* begin ITEMS *

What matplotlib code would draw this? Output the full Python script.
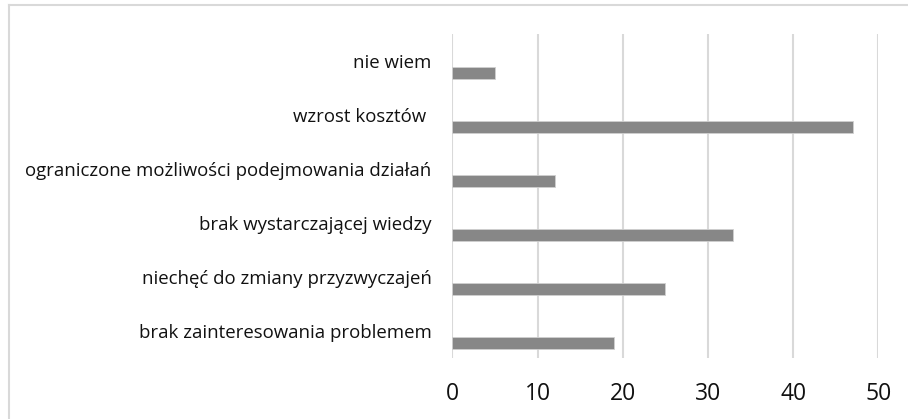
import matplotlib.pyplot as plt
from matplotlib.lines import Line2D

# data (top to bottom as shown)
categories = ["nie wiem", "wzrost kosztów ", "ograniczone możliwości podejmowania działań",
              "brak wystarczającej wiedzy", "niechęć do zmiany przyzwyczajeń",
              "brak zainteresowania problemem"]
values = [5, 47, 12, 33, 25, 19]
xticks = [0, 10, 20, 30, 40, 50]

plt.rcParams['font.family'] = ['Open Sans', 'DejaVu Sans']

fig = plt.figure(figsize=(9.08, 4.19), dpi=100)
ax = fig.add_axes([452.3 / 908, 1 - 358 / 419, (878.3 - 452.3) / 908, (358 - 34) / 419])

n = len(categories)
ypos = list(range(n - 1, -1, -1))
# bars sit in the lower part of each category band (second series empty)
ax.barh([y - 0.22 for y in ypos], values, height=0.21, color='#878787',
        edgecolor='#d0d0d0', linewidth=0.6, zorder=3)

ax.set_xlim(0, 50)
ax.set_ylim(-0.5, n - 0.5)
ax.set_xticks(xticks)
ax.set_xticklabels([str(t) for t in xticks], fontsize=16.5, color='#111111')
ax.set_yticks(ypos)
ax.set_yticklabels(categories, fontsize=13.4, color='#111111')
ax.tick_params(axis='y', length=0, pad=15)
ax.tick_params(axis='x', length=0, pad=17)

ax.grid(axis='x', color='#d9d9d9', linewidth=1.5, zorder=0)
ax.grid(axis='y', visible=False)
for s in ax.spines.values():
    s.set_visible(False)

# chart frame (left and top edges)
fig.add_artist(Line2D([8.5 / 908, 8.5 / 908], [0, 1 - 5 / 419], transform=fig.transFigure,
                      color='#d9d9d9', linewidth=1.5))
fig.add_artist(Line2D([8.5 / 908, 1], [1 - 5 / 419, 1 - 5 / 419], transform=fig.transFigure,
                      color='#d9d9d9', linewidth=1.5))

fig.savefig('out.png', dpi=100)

* end ITEMS *
* begin ITEMS *

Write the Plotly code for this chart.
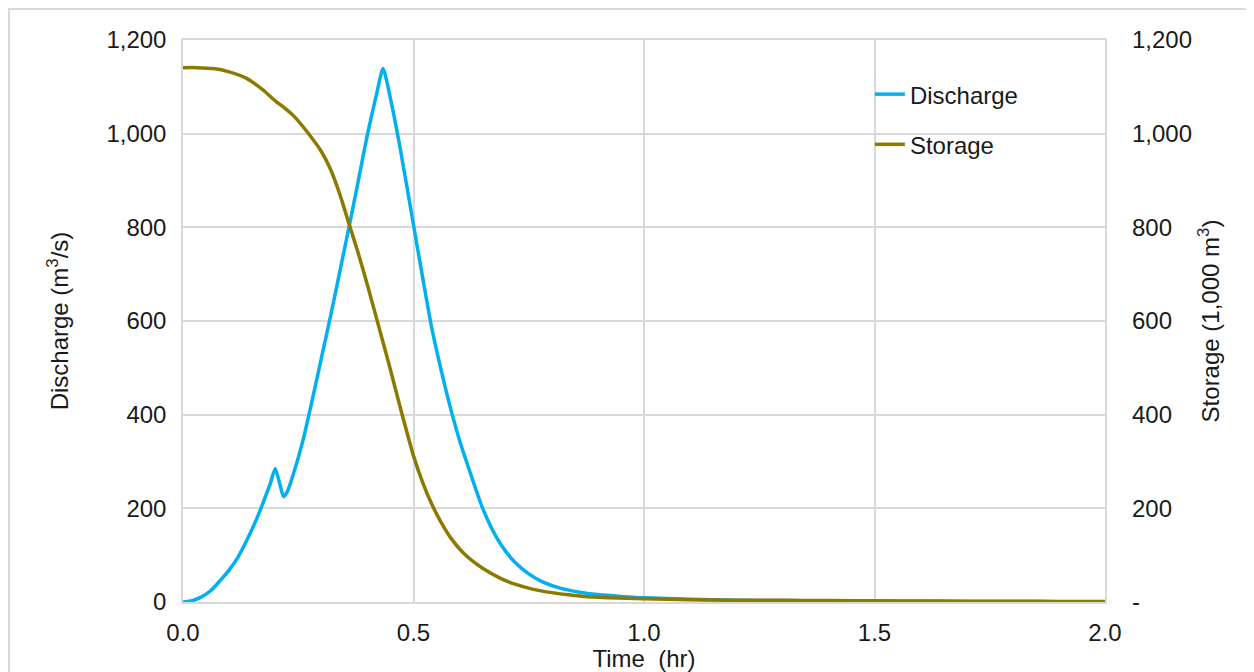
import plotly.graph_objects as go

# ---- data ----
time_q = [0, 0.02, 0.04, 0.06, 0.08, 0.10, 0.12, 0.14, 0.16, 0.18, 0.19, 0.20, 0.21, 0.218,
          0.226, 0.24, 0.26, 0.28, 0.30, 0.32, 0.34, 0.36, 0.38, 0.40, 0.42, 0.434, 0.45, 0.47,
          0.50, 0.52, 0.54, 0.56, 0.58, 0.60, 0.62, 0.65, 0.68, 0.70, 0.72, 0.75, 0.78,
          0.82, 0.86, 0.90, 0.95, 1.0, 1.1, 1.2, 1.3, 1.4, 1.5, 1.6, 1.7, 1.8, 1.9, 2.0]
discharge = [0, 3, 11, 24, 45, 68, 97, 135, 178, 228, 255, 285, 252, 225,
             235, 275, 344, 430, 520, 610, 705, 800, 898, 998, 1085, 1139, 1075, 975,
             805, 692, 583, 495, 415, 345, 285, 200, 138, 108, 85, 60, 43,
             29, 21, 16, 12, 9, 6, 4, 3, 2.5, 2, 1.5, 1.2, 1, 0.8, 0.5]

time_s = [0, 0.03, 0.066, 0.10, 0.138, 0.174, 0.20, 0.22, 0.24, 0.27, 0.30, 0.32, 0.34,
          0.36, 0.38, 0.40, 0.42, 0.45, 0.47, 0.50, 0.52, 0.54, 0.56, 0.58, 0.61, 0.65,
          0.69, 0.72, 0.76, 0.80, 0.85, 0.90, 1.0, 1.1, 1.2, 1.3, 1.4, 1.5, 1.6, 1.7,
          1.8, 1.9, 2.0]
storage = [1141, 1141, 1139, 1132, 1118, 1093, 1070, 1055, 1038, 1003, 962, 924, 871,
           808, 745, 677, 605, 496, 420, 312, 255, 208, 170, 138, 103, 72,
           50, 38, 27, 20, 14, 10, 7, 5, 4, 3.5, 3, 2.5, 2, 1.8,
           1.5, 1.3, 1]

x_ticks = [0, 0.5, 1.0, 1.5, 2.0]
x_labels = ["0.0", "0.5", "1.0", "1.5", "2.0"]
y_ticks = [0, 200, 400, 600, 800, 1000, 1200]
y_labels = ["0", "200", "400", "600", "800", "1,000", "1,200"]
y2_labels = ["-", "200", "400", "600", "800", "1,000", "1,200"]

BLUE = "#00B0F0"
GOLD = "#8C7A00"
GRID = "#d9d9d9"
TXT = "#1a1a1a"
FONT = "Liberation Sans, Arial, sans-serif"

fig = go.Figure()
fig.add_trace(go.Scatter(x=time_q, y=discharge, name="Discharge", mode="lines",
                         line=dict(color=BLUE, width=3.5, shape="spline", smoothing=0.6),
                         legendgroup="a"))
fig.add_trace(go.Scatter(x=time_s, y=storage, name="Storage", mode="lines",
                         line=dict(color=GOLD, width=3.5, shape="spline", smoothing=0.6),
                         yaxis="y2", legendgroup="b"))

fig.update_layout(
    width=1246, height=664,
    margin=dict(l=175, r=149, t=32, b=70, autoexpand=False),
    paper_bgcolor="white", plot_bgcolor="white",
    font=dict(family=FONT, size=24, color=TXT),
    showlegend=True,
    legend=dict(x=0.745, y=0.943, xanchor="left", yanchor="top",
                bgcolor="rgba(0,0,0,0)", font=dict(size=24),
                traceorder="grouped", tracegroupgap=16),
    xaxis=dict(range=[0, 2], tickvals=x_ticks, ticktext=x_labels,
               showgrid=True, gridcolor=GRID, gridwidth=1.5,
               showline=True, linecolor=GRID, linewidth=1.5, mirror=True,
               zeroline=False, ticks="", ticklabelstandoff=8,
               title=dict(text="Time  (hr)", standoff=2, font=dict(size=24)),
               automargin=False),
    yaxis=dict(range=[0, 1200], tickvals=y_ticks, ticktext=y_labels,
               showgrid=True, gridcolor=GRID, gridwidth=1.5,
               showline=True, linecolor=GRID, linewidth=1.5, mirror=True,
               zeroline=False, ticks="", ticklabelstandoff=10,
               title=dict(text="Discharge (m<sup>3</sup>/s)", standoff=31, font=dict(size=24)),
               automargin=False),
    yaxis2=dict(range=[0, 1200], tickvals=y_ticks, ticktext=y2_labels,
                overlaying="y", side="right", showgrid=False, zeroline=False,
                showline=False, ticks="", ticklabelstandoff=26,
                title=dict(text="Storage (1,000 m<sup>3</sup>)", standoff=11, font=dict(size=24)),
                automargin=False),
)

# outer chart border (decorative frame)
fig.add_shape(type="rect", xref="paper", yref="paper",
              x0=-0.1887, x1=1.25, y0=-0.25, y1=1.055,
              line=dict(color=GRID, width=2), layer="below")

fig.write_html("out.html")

* end ITEMS *

# TASK
Only the lines between the line with "What matplotlib code" and the line with "ax = fig.add_axes([452.3", inclusive, should be reproduced, exactly as written and without pictures.

# WRITTEN RESPONSE
What matplotlib code would draw this? Output the full Python script.
import matplotlib.pyplot as plt
from matplotlib.lines import Line2D

# data (top to bottom as shown)
categories = ["nie wiem", "wzrost kosztów ", "ograniczone możliwości podejmowania działań",
              "brak wystarczającej wiedzy", "niechęć do zmiany przyzwyczajeń",
              "brak zainteresowania problemem"]
values = [5, 47, 12, 33, 25, 19]
xticks = [0, 10, 20, 30, 40, 50]

plt.rcParams['font.family'] = ['Open Sans', 'DejaVu Sans']

fig = plt.figure(figsize=(9.08, 4.19), dpi=100)
ax = fig.add_axes([452.3 / 908, 1 - 358 / 419, (878.3 - 452.3) / 908, (358 - 34) / 419])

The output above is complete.